President Obama endorsed same-sex marriage last Wednesday afternoon in a televised interview with ABC News. We asked Robert Gilbert, the Edward W. Brooke Professor of Political Science in Northeastern University’s College of Social Sciences and Humanities, to assess the social and political implications of Obama’s announcement, which has largely been viewed as a symbolic gesture by both pundits and White House aides.
One senator called Obama’s affirmation of same-sex marriage “a watershed moment in American history.” Where does his endorsement rank among history’s most prominent presidential proclamations?
There have been a number of “watershed moments” in our history, and it’s very difficult to prioritize among them. Most of these came about very slowly. Obama’s endorsement of gay marriage last week evolved torturously over time, as did President Kennedy’s dramatic espousal of equal rights for black Americans in June 1963. The proclamations of these two leaders emerge as highly significant because both put the prestige of the presidency of the United States behind major — and controversial — social change.
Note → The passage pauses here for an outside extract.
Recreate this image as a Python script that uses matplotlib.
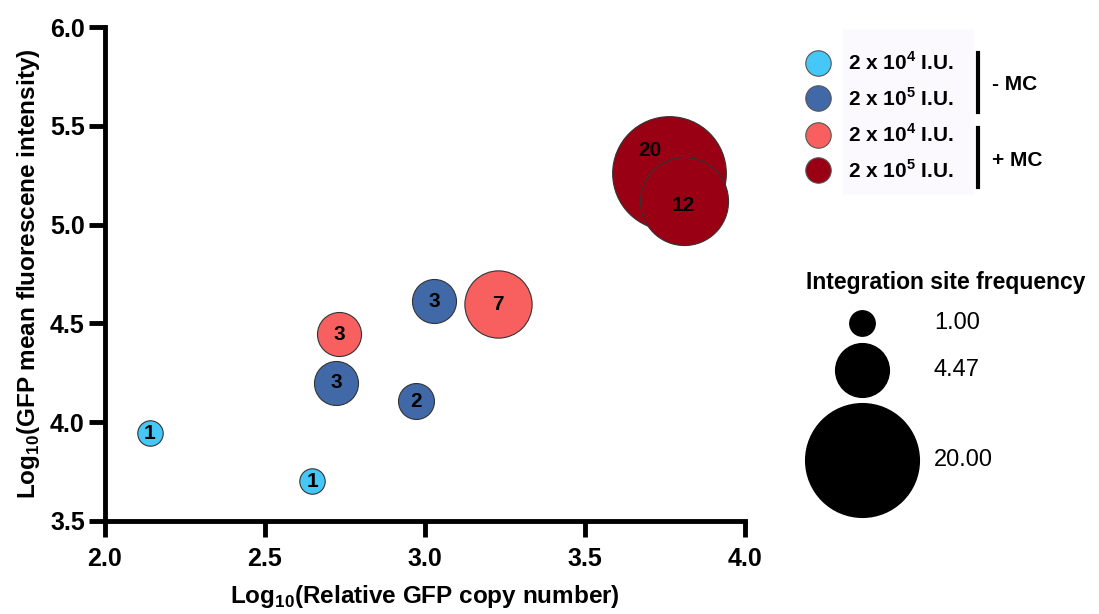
import matplotlib.pyplot as plt
import numpy as np

plt.rcParams['font.family'] = ['Liberation Sans', 'DejaVu Sans']
plt.rcParams['mathtext.fontset'] = 'custom'
plt.rcParams['mathtext.rm'] = 'Liberation Sans'
plt.rcParams['mathtext.bf'] = 'Liberation Sans:bold'

#### data
groups = ['2e4 -MC', '2e5 -MC', '2e4 +MC', '2e5 +MC']
colors = ['#45C8F7', '#4169A8', '#F86060', '#9A0014']
copy_number = [[2.14, 2.647], [2.722, 2.972, 3.028], [2.731, 3.228], [3.762, 3.808]]
mfi = [[3.945, 3.70], [4.20, 4.107, 4.613], [4.446, 4.598], [5.261, 5.117]]
frequency = [[1, 1], [3, 2, 3], [3, 7], [20, 12]]

legend_labels = [r'2 x 10$^{\mathbf{4}}$ I.U.', r'2 x 10$^{\mathbf{5}}$ I.U.',
                 r'2 x 10$^{\mathbf{4}}$ I.U.', r'2 x 10$^{\mathbf{5}}$ I.U.']
size_values = [1.00, 4.47, 20.00]

s_unit = 335  # marker area (pt^2) for frequency 1

fig = plt.figure(figsize=(10.99, 6.14), dpi=100)
ax = fig.add_axes([0.0955, 0.1515, 0.5825, 0.8045])

for g in range(len(groups)):
    for x, y, f in zip(copy_number[g], mfi[g], frequency[g]):
        ax.scatter(x, y, s=s_unit * f, color=colors[g], edgecolor='#333333',
                   linewidth=0.8, zorder=3, clip_on=False)
        dx, dy = (0, 0)
        if f == 20:
            dx, dy = (-13.5, 16.5)
        if f == 12:
            dy = -3
        ax.annotate(str(f), (x, y), xytext=(dx, dy), textcoords='offset points',
                    ha='center', va='center', fontsize=15, fontweight='bold', zorder=4)

ax.set_xlim(2.0, 4.0)
ax.set_ylim(3.5, 6.0)
ax.set_xticks([2.0, 2.5, 3.0, 3.5, 4.0])
ax.set_yticks([3.5, 4.0, 4.5, 5.0, 5.5, 6.0])
ax.xaxis.set_major_formatter(plt.FormatStrFormatter('%.1f'))
ax.yaxis.set_major_formatter(plt.FormatStrFormatter('%.1f'))
for sp in ['top', 'right']:
    ax.spines[sp].set_visible(False)
for sp in ['left', 'bottom']:
    ax.spines[sp].set_linewidth(3.5)
ax.tick_params(width=3.5, length=11.5, labelsize=18)
ax.tick_params(axis='x', pad=7)
ax.tick_params(axis='y', pad=3)
for lab in ax.get_xticklabels() + ax.get_yticklabels():
    lab.set_fontweight('bold')
ax.set_xlabel(r'Log$_{\mathbf{10}}$(Relative GFP copy number)', fontsize=17.5,
              fontweight='bold', labelpad=9)
ax.set_ylabel(r'Log$_{\mathbf{10}}$(GFP mean fluorescene intensity)', fontsize=17.5,
              fontweight='bold', labelpad=6)

# legends drawn in pixel coordinates on an overlay
lax = fig.add_axes([0, 0, 1, 1])
lax.set_xlim(0, 1099)
lax.set_ylim(614, 0)
lax.axis('off')
lax.add_patch(plt.Rectangle((843, 30), 130, 163, color='#FBF9FE', zorder=0))
leg_y = [63, 98, 135, 170]
for i in range(4):
    lax.scatter(818, leg_y[i], s=s_unit, color=colors[i], edgecolor='#555555', linewidth=0.8)
    lax.text(848, leg_y[i], legend_labels[i], fontsize=15, fontweight='bold', va='center')
lax.plot([978, 978], [53, 112], color='black', lw=3)
lax.plot([978, 978], [128, 187], color='black', lw=3)
lax.text(992, 85, '- MC', fontsize=15, fontweight='bold', va='center')
lax.text(992, 160, '+ MC', fontsize=15, fontweight='bold', va='center')

lax.text(806, 282, 'Integration site frequency', fontsize=16.5, fontweight='bold', va='center')
size_y = [323, 370, 460]
for v, y in zip(size_values, size_y):
    lax.scatter(862, y, s=s_unit * v, color='black')
    lax.text(934, y, '%.2f' % v, fontsize=17, va='center')

plt.savefig('out.png')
Obama endorsed same-sex marriage just one day after North Carolina — the site of the 2012 Democratic National Convention — voted to pass an amendment banning the practice. How will Obama’s announcement impact voting in swing states with gay-marriage bans?
In swing states such as North Carolina, Indiana and Ohio — which Obama carried fairly narrowly in 2008 — the announcement will not be particularly popular. It seems likely to energize Romney’s base and push it to the polls. It should also intensify Obama’s support among gays and lesbians, but these gains will not be as great as those for Romney.
My overall view is that Obama’s leadership credentials were burnished here, but that he was acting primarily as a moral leader rather than as a president facing re-election.
Will Obama’s presidential legacy be defined by his skin color, his support for same-sex marriage, his role in the killing of Osama bin Laden, or something else?
I think Obama’s legacy depends, in part, on whether or not he serves two terms. If he serves only one term, the fact that he was the first African-American president will loom very large. That fact alone sent reverberations throughout the globe in 2008. If he serves two terms, however, his legacy will be broader and his race — although still very important — will not be as dominant.